In this blog post, we’ll explore the principle by which submarines rise or sink underwater through buoyancy control, and how that principle resembles other phenomena found in nature.
If you drop a rubber duck into a bathtub, it will immediately float back to the surface. However, if we were to get into the bathtub, our bodies would sink to the bottom. Just like this, when objects enter water, they either float to the surface or sink to the bottom. But there is one object that can sink underwater or resurface depending on the situation: the submarine. A submarine can adjust its depth underwater without relying on engine power. How does a submarine control its depth underwater?
First, let’s examine the differences between objects that float and those that sink. To understand the principles of a submarine, we need to briefly look at its history. The first submarine is believed to have been built by the 17th-century Dutch inventor Cornelius Drebbel. His submarine was simply a small wooden vessel propelled by human power, but over the following centuries, submarines evolved for military purposes and became equipped with complex technology. At the heart of this development was an understanding of an object’s buoyancy and gravity.
Gravity acts equally on objects submerged in water. However, since an object floating on the water’s surface is at rest, we can see that the net force acting on it is zero. This is because another force is acting in the opposite direction of gravity—and that force is buoyancy. Buoyancy is a principle first discovered by the ancient Greek scientist Archimedes; it occurs as a reaction to the water displaced by an object submerged in water. Its magnitude is equal to the weight of the water displaced, and the volume of water displaced is equal to the volume of the object submerged in the water. In other words, an object floating on water displaces an amount of water equal to its own weight, creating a state of equilibrium between gravity and buoyancy.
An object sinks into water because its weight exceeds the weight of the water displaced by its volume. Therefore, whether an object floats or sinks in water depends on whether its mass per unit volume—that is, its density—is greater or less than that of water. Submarines utilize this property to adjust their density and move underwater.

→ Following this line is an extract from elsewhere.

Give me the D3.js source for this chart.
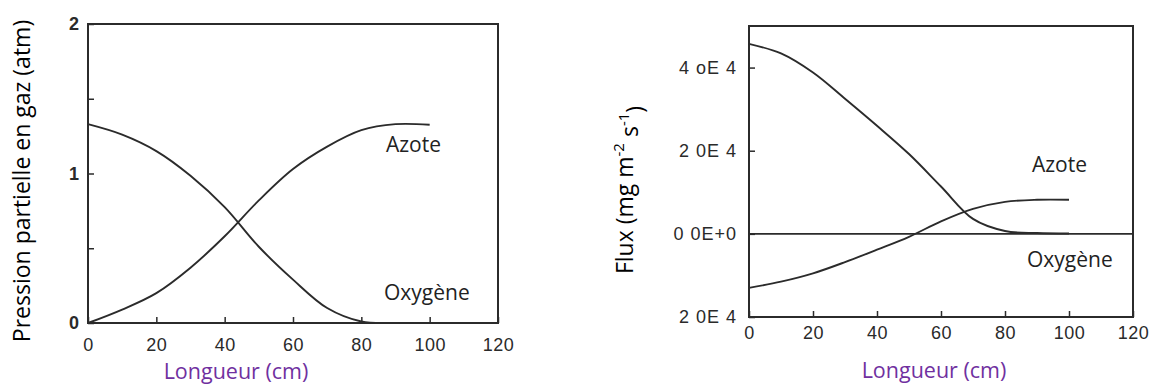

So, how does a submarine adjust its density underwater? It uses buoyancy tanks to control its density. Buoyancy tanks are structural components of a submarine consisting of large empty spaces that can be filled with air or water. When a submarine submerges, it fills the buoyancy tanks with seawater to increase its density. When the submarine surfaces, compressed air that has been prepared in advance is injected into the buoyancy tanks, and the external valves of the tanks are opened. This causes the seawater in the buoyancy tanks to be expelled, and the tanks are filled with air, reducing the submarine’s total mass. However, since the volume occupied by the submarine underwater remains the same, the submarine’s density also decreases. As a result, the submarine’s average density becomes lower than that of seawater, allowing it to rise to the surface.
The buoyancy tanks also serve to maintain a balance between the submarine’s weight and buoyancy, enabling it to move at a constant depth underwater. At this point, the submarine’s density matches that of seawater, and the buoyancy at this state is called neutral buoyancy. In a state of neutral buoyancy, the submarine can maintain its depth while conserving fuel, making it efficient for long-duration submerged operations.
This principle of submarines is similar to that of a fish’s swim bladder. Fish use an organ called a swim bladder, which can hold air, to regulate their depth underwater. Therefore, submarines ultimately regulate their depth by balancing gravity and buoyancy underwater, using the same principle as fish.
This capability of submarines plays a crucial role not only in military operations but also in scientific exploration. Marine researchers use submarines to explore deep-sea environments, survey seabed resources, and contribute to the protection of marine ecosystems. This is greatly helping humanity gain a deeper understanding of the Earth and the oceans.